Haremos un homenaje al Pali: ya no se ven en los hospitales a los camareros recitando tapas. Hoy, en la cafetería del Virgen del Rocío hay personal de restauración, educado y aseado, pero no camareros licenciados por la muy exigente Universidad Hispalense de Barras y Veladores. Los nuevos están cada vez más robotizados, meros asistentes de las máquinas para cobrar o servir el Nestea, esperando apáticos a que la ola del "fin del trabajo", como algunos sociólogos llaman al inquietante mundo laboral que se atisba en el horizonte, se los lleve a la tranquila playa de la renta básica universal. Y a vivir. Se echa de menos a los camareros "de toda la vida", a esos homeros de la restauración (García-Pelayo dixit), frenéticos en los movimientos, el tono de voz elevado en consideración a los sordos y lerdos, siempre con una bayeta en la mano para higienizar la barra cuya defensa y prosperidad le había sido encomendada. Esos camareros, decíamos, se han perdido, y he aquí su canto y lamento. Ahora, hay bares de hospital que parecen quirófanos o, peor aún, centros de comida vegana, con barras atestadas de comida preparada, meseros que susurran y menús saludables. Da hasta corte preguntar si tienen menudo. Hubo un tiempo en que en el bar del Maternal (hoy empoderado Hospital de la Mujer) era refugio y consuelo para los padres primerizos y los crápulas que buscaban rematar la faena con un gintonic y alguna tapa bravía. Y allí estaban los camareros de antaño, para preguntar cómo estaba la madre o poner orden en el improvisado guateque de los golfos, gente sentimental y ruidosa. Acabaremos como en las películas USA, sacando la comida de tristes máquinas mientras esperamos la amarga noticia en el pasillo de Urgencias.

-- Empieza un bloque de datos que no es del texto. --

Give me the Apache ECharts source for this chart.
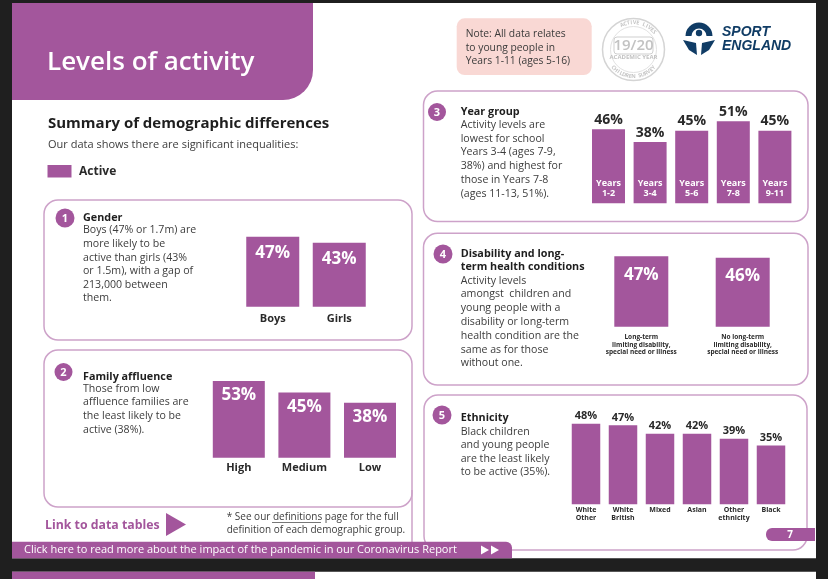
<!DOCTYPE html>
<html><head><meta charset="utf-8">
<script src="https://cdn.jsdelivr.net/npm/echarts@6/dist/echarts.min.js"></script>
<style>html,body{margin:0;padding:0;background:#1f1f1f}#c{width:828px;height:579px}</style>
</head><body><div id="c"></div><script>
// ---- data ----
const genderCats = ['Boys', 'Girls'];
const genderVals = [47, 43];
const affluenceCats = ['High', 'Medium', 'Low'];
const affluenceVals = [53, 45, 38];
const yearCats = ['Years\n1-2', 'Years\n3-4', 'Years\n5-6', 'Years\n7-8', 'Years\n9-11'];
const yearVals = [46, 38, 45, 51, 45];
const disabilityCats = ['Long-term\nlimiting disability,\nspecial need or illness', 'No long-term\nlimiting disability,\nspecial need or illness'];
const disabilityVals = [47, 46];
const ethnicityCats = ['White\nOther', 'White\nBritish', 'Mixed', 'Asian', 'Other\nethnicity', 'Black'];
const ethnicityVals = [48, 47, 42, 42, 39, 35];
const yMax = 60;

// ---- styles ----
const FONT = "'Open Sans','Noto Sans',sans-serif";
const PURPLE = '#a3569c';
const BORDER = '#cda2c9';
const DARK = '#2a2a2a';
const BODY = '#3c3c3c';
const NAVY = '#103c65';

const panels = [
  {cats: genderCats, vals: genderVals, grid: {left: 239.5, top: 217.4, width: 133, height: 89.3}, barWidth: 53,
   label: {position: 'insideTop', distance: 8, color: '#fff', fontSize: 17},
   axisLabel: {fontSize: 11, color: DARK, margin: 7}},
  {cats: affluenceCats, vals: affluenceVals, grid: {left: 206, top: 370.9, width: 196.8, height: 86.8}, barWidth: 52,
   label: {position: 'insideTop', distance: 6, color: '#fff', fontSize: 17},
   axisLabel: {fontSize: 11, color: DARK, margin: 5}},
  {cats: yearCats, vals: yearVals, grid: {left: 587.7, top: 106.7, width: 208, height: 96.6}, barWidth: 33,
   label: {position: 'top', distance: 2.5, color: DARK, fontSize: 14},
   axisLabel: {inside: true, fontSize: 9, color: '#fff', margin: 5, lineHeight: 10}},
  {cats: disabilityCats, vals: disabilityVals, grid: {left: 590.6, top: 236.7, width: 202.8, height: 90}, barWidth: 54,
   label: {position: 'insideTop', distance: 10, color: '#fff', fontSize: 17},
   axisLabel: {fontSize: 6.5, color: DARK, margin: 6.5, lineHeight: 7.7}},
  {cats: ethnicityCats, vals: ethnicityVals, grid: {left: 567.5, top: 403.5, width: 222, height: 100.8}, barWidth: 28.5,
   label: {position: 'top', distance: 2, color: DARK, fontSize: 11},
   axisLabel: {fontSize: 7, color: DARK, margin: 1.5, lineHeight: 8.3}}
];

const grid = [], xAxis = [], yAxis = [], series = [];
panels.forEach((p, i) => {
  grid.push(Object.assign({containLabel: false}, p.grid));
  xAxis.push({type: 'category', gridIndex: i, data: p.cats, z: 5,
    axisLine: {show: false}, axisTick: {show: false}, splitLine: {show: false},
    axisLabel: Object.assign({interval: 0, fontFamily: FONT, fontWeight: 'bold'}, p.axisLabel)});
  yAxis.push({type: 'value', gridIndex: i, min: 0, max: yMax, show: false, splitLine: {show: false}});
  series.push({type: 'bar', xAxisIndex: i, yAxisIndex: i, data: p.vals, barWidth: p.barWidth,
    itemStyle: {color: PURPLE}, z: 2,
    label: Object.assign({show: true, formatter: '{c}%', fontFamily: FONT, fontWeight: 'bold'}, p.label)});
});

// ---- graphic helpers ----
function T(x, y, text, size, o) {
  return {type: 'text', x: x, y: y, z: 5, style: Object.assign({text: text, fontSize: size, fontFamily: FONT, fill: BODY,
    align: 'left', verticalAlign: 'middle'}, o || {})};
}
function block(x, firstCenter, lines, size, lh, o) {
  return {type: 'text', x: x, y: firstCenter - lh / 2, z: 5, style: Object.assign({text: lines.join('\n'), fontSize: size,
    fontFamily: FONT, fill: BODY, align: 'left', verticalAlign: 'top', lineHeight: lh}, o || {})};
}
function box(x, y, w, h, r) {
  return {type: 'rect', shape: {x: x, y: y, width: w, height: h, r: r}, z: 1, style: {fill: 'none', stroke: BORDER, lineWidth: 1.5}};
}
function num(cx, cy, r, n) {
  return [{type: 'circle', shape: {cx: cx, cy: cy, r: r}, z: 3, style: {fill: PURPLE}},
          T(cx, cy + 0.5, n, 11, {align: 'center', fill: '#fff', fontWeight: 'bold'})];
}

const g = [];
// page
g.push({type: 'rect', shape: {x: 12, y: 3, width: 804, height: 555.3}, z: 0, style: {fill: '#fff'}});
g.push({type: 'rect', shape: {x: 12, y: 571.7, width: 804, height: 10}, z: 0, style: {fill: '#fff'}});
g.push({type: 'rect', shape: {x: 12, y: 571.7, width: 303, height: 10}, z: 0, style: {fill: PURPLE}});
// header
g.push({type: 'rect', shape: {x: 12, y: 3, width: 301, height: 97, r: [0, 0, 30, 0]}, z: 1, style: {fill: PURPLE}});
g.push(T(47, 63, 'Levels of activity', 26, {fill: '#fff', fontWeight: 600}));
g.push(T(48, 124, 'Summary of demographic differences', 15, {fill: '#1e1e1e', fontWeight: 'bold'}));
g.push(T(48, 145, 'Our data shows there are significant inequalities:', 11, {fill: BODY}));
g.push({type: 'rect', shape: {x: 47.5, y: 165, width: 24, height: 12.5}, z: 1, style: {fill: PURPLE}});
g.push(T(79, 171.5, 'Active', 12, {fill: DARK, fontWeight: 'bold'}));

// note box
g.push({type: 'rect', shape: {x: 456.7, y: 18.3, width: 135, height: 56.7, r: 8}, z: 1, style: {fill: '#f9d8d4'}});
g.push(block(465.7, 34.3, ['Note: All data relates', 'to young people in', 'Years 1-11 (ages 5-16)'], 10.3, 13.3, {fill: '#3a3a3a'}));

// Active Lives badge
const bcx = 633.5, bcy = 49.5;
g.push({type: 'circle', shape: {cx: bcx, cy: bcy, r: 31}, z: 1, style: {fill: 'none', stroke: '#d4d4d4', lineWidth: 1.5}});
g.push({type: 'circle', shape: {cx: bcx, cy: bcy, r: 23}, z: 1, style: {fill: 'none', stroke: '#e2e2e2', lineWidth: 1}});
g.push({type: 'rect', shape: {x: 614, y: 37, width: 39, height: 17, r: 3}, z: 1, style: {fill: 'none', stroke: '#cfcfcf', lineWidth: 1}});
g.push(T(bcx, 45.8, '19/20', 15, {align: 'center', fill: '#c2c2c2', fontWeight: 600}));
g.push(T(bcx, 57, 'ACADEMIC YEAR', 6, {align: 'center', fill: '#c2c2c2', fontWeight: 'bold'}));
function arcText(str, a0, a1, R, bottom) {
  const n = str.length;
  for (let i = 0; i < n; i++) {
    const a = (a0 + (a1 - a0) * (n === 1 ? 0.5 : i / (n - 1))) * Math.PI / 180;
    const x = bcx + R * Math.cos(a), y = bcy - R * Math.sin(a);
    const rot = bottom ? a - 1.5 * Math.PI : a - 0.5 * Math.PI;
    g.push({type: 'text', x: x, y: y, rotation: rot, z: 5, style: {text: str[i], fontSize: 5.5, fontFamily: FONT,
      fontWeight: 'bold', fill: '#c6c6c6', align: 'center', verticalAlign: 'middle'}});
  }
}
arcText('ACTIVE LIVES', 115, 40, 27, false);
arcText('CHILDREN SURVEY', 222, 318, 27, true);

// Sport England logo
g.push({type: 'arc', shape: {cx: 699, cy: 36, r: 10.5, startAngle: Math.PI, endAngle: 2 * Math.PI, clockwise: true}, z: 3,
  style: {stroke: NAVY, lineWidth: 6, fill: 'none'}});
g.push({type: 'circle', shape: {cx: 699, cy: 33, r: 3.2}, z: 3, style: {fill: NAVY}});
g.push({type: 'polygon', shape: {points: [[683, 40], [696, 43], [697, 55], [689, 50]]}, z: 3, style: {fill: NAVY}});
g.push({type: 'polygon', shape: {points: [[715, 40], [702, 43], [701, 55], [709, 50]]}, z: 3, style: {fill: NAVY}});
g.push(T(722, 32.5, 'SPORT', 14, {fill: NAVY, fontWeight: 'bold', fontStyle: 'italic', fontFamily: "'Liberation Sans',Arial,sans-serif"}));
g.push(T(722, 45.8, 'ENGLAND', 14, {fill: NAVY, fontWeight: 'bold', fontStyle: 'italic', fontFamily: "'Liberation Sans',Arial,sans-serif"}));

// panels
g.push(box(44, 200, 368, 140, 14));
g.push(box(44, 350, 368, 157, 14));
g.push({type: 'line', shape: {x1: 412, y1: 490, x2: 412, y2: 545}, z: 1, style: {stroke: BORDER, lineWidth: 1.5}});
g.push(box(423.5, 91, 384.5, 130.5, 14));
g.push(box(423.5, 233.3, 384.5, 151.7, 14));
g.push(box(424, 395, 383, 155, 14));

num(65, 218, 9.5, '1').forEach(e => g.push(e));
num(63.5, 372, 9, '2').forEach(e => g.push(e));
num(437, 112, 9, '3').forEach(e => g.push(e));
num(443, 254, 9.5, '4').forEach(e => g.push(e));
num(442, 415, 9.5, '5').forEach(e => g.push(e));

const H = {fill: '#1e1e1e', fontWeight: 'bold'};
const BS = 10.6;
g.push(T(83, 217.7, 'Gender', 10.8, H));
g.push(block(83, 230.3, ['Boys (47% or 1.7m) are', 'more likely to be', 'active than girls (43%', 'or 1.5m), with a gap of', '213,000 between', 'them.'], BS, 13.6));
g.push(T(83, 377.3, 'Family affluence', 10.8, H));
g.push(block(83, 388.5, ['Those from low', 'affluence families are', 'the least likely to be', 'active (38%).'], BS, 13.9));
g.push(T(460.7, 111.7, 'Year group', 10.8, H));
g.push(block(460.7, 125, ['Activity levels are', 'lowest for school', 'Years 3-4 (ages 7-9,', '38%) and highest for', 'those in Years 7-8', '(ages 11-13, 51%).'], BS, 13.7));
g.push(block(460.7, 254, ['Disability and long-', 'term health conditions'], 10.8, 12.8, H));
g.push(block(460.7, 280.5, ['Activity levels', 'amongst  children and', 'young people with a', 'disability or long-term', 'health condition are the', 'same as for those', 'without one.'], BS, 13.8));
g.push(T(460.7, 418.3, 'Ethnicity', 10.8, H));
g.push(block(460.7, 431.7, ['Black children', 'and young people', 'are the least likely', 'to be active (35%).'], BS, 13.4));

// link + footnote
g.push(T(45, 525, 'Link to data tables', 12.3, {fill: PURPLE, fontWeight: 'bold'}));
g.push({type: 'polygon', shape: {points: [[166, 513], [186, 524.5], [166, 536]]}, z: 3, style: {fill: PURPLE}});
g.push(T(226.7, 517.3, '* See our definitions page for the full', 10, {fill: BODY}));
g.push(T(226.7, 530, 'definition of each demographic group.', 10, {fill: BODY}));
g.push({type: 'line', shape: {x1: 272, y1: 522.5, x2: 321, y2: 522.5}, z: 3, style: {stroke: BODY, lineWidth: 0.7}});

// bottom strip + page tab
g.push({type: 'rect', shape: {x: 12, y: 541.7, width: 500, height: 16.6, r: [0, 6, 0, 0]}, z: 4, style: {fill: PURPLE}});
g.push(T(24, 550, 'Click here to read more about the impact of the pandemic in our Coronavirus Report', 11, {fill: '#fff'}));
g.push({type: 'polygon', shape: {points: [[481, 545.5], [489, 550], [481, 554.5]]}, z: 5, style: {fill: '#fff'}});
g.push({type: 'polygon', shape: {points: [[491, 545.5], [499, 550], [491, 554.5]]}, z: 5, style: {fill: '#fff'}});
g.push({type: 'rect', shape: {x: 766, y: 528, width: 49, height: 13, r: [6, 0, 0, 6]}, z: 4, style: {fill: PURPLE}});
g.push(T(790, 534.8, '7', 10, {align: 'center', fill: '#fff', fontWeight: 'bold'}));

const chart = echarts.init(document.getElementById('c'), null, {renderer: 'canvas'});
chart.setOption({
  backgroundColor: '#1f1f1f',
  animation: false,
  textStyle: {fontFamily: FONT},
  grid: grid, xAxis: xAxis, yAxis: yAxis, series: series,
  graphic: {elements: g}
});
</script></body></html>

El camarero tradicional de hospital era mucho más que un mero empleado de franquicia o multinacional. Deberían haber sido subvencionados por los servicios de salud mental; ser considerados como sanitarios, como se dice ahora; recabar los aplausos del pópulo desde los balcones. A la segunda vez que veían a alguien por la barra ya le estaba preguntando por sus cuitas, demostrando un asombroso conocimiento de las cuestiones médicas y un profundo entendimiento del alma humana. Una de sus charlas podía valer más que una sesión de un PIR . "¿Qué, cómo ha ido ese TAC?", podía decir mientras servía una cerveza bien muñequeada. Y el ambiente adquiría una consoladora levedad. A su manera eran los nuevos monjes hospitalarios, ángeles de ala quebrada, algo frescos y charlatanes que cobraban a la mano, sin intermediación de algoritmos, desplegando ante el cliente los billetes y las monedas de la vuelta. ¿A qué otro mundo se habrán ido estos doctorcitos del tirador y el solomillo al güisqui? ¿En qué garito estarán sentando cátedra sobre la medicina del alma?